- **Set task**
Which lines hold the word "chart"? Show each of them.
● ● ● ●
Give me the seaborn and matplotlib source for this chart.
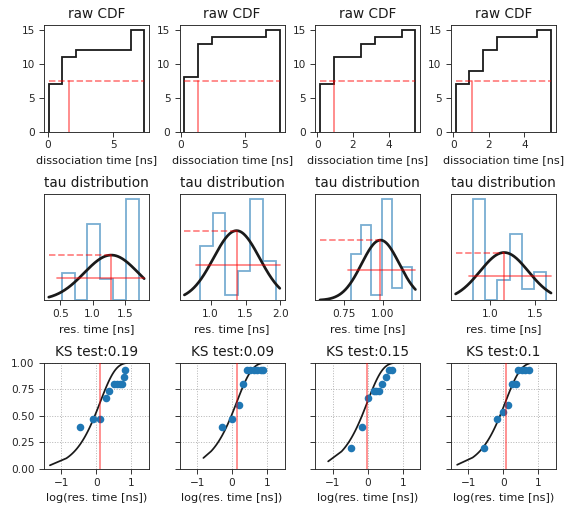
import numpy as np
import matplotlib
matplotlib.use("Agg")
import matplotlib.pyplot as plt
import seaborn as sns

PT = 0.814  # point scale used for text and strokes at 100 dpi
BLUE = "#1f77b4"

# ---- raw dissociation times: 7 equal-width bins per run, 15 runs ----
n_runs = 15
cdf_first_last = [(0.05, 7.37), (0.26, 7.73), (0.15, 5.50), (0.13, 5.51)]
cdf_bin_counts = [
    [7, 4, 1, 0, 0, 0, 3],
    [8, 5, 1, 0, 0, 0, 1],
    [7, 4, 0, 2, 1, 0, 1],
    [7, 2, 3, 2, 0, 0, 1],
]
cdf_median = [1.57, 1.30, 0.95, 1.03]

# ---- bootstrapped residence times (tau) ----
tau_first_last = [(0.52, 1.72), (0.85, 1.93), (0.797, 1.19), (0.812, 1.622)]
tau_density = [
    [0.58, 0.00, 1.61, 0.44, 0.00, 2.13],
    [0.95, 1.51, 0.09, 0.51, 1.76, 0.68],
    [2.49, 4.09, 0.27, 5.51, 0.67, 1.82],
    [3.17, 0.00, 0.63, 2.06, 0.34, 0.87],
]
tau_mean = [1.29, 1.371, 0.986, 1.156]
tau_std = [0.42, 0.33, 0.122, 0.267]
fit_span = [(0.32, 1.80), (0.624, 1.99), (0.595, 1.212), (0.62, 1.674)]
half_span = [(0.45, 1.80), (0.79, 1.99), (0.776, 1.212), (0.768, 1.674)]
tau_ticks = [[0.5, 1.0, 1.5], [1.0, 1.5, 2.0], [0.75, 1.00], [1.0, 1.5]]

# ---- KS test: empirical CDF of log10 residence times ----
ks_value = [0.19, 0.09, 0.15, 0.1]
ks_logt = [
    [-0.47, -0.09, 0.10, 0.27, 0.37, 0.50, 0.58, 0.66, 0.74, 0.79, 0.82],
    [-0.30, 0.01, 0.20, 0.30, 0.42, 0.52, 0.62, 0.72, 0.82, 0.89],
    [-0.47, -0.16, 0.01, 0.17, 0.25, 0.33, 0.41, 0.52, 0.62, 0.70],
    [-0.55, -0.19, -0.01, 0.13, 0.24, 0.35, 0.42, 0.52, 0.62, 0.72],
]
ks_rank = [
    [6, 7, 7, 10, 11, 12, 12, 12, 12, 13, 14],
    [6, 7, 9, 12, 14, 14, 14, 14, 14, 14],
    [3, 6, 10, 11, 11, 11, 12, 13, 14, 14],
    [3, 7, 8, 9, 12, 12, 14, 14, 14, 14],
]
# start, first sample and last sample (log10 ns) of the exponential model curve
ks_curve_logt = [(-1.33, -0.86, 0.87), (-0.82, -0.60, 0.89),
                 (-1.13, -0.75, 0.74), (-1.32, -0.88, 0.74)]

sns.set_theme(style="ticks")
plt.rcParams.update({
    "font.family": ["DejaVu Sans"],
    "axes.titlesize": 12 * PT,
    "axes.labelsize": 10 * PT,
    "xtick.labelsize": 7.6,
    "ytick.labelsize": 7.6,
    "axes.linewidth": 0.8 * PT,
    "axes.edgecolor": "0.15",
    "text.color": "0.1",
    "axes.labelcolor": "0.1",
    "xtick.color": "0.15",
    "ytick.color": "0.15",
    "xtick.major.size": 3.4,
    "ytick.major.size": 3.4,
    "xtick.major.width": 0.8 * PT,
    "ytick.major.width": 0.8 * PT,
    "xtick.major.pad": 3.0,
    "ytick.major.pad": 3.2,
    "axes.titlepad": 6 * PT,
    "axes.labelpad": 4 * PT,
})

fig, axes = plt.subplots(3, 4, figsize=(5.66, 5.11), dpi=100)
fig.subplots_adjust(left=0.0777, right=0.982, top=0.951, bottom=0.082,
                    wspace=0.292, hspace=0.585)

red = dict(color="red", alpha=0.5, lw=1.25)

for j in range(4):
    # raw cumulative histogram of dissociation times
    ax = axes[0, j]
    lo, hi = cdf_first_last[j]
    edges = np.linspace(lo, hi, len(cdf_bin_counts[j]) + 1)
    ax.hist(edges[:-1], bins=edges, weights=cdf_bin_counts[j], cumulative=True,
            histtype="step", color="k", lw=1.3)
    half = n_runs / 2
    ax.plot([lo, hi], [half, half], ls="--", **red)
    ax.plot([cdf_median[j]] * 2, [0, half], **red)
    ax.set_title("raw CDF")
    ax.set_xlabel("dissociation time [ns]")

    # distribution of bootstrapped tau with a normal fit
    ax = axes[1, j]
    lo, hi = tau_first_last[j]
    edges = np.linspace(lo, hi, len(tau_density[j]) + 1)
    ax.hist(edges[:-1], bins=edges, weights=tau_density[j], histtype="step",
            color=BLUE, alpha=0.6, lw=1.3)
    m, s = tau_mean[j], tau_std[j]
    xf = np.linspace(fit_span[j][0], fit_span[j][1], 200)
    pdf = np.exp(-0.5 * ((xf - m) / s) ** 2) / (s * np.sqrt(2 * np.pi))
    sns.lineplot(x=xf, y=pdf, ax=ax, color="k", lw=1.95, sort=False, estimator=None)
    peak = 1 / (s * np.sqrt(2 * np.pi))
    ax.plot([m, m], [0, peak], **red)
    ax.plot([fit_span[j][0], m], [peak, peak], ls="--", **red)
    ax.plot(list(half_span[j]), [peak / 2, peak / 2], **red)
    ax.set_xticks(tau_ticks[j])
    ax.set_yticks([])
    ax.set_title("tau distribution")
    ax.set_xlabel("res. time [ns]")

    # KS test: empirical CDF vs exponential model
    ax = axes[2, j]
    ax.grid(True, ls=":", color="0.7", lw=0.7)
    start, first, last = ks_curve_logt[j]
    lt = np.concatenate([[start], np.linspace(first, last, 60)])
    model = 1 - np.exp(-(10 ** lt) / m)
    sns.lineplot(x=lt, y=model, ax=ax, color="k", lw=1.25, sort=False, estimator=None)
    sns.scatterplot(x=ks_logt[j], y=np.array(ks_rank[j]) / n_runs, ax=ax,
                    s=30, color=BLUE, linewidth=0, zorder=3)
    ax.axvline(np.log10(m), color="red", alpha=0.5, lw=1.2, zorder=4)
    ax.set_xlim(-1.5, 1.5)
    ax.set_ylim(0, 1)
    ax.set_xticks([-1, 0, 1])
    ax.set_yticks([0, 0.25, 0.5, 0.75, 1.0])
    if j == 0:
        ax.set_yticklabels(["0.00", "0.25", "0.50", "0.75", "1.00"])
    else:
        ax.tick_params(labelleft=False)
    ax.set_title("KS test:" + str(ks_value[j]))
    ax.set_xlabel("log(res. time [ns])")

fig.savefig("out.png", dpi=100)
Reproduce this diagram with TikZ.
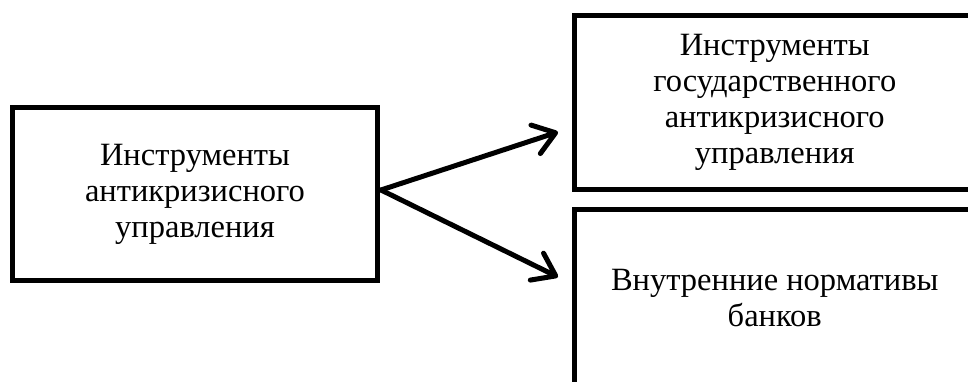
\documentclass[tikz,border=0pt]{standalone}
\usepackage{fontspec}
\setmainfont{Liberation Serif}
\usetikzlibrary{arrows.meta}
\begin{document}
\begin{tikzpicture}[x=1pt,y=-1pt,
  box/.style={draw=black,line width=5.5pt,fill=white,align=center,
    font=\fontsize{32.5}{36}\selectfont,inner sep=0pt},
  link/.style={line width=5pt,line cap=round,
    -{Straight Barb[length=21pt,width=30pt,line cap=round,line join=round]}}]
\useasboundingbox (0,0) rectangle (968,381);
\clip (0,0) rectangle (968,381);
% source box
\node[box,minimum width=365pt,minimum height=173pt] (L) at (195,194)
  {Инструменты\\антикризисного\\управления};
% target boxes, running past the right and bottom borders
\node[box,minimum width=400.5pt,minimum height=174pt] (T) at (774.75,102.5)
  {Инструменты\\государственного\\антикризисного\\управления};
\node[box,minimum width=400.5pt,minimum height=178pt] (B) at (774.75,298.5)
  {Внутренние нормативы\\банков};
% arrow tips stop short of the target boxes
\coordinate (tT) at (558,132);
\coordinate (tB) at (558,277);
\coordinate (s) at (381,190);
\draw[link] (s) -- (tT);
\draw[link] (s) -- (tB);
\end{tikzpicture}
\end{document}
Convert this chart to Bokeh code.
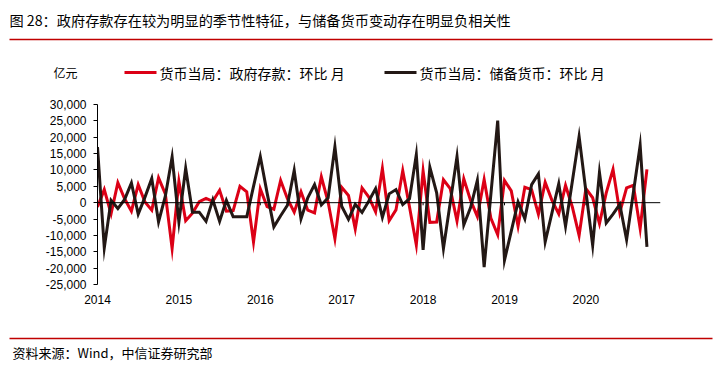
● ● ● ●
- **Exercise answer**
Give me the seaborn and matplotlib source for this chart.
Convert this chart to Bokeh code.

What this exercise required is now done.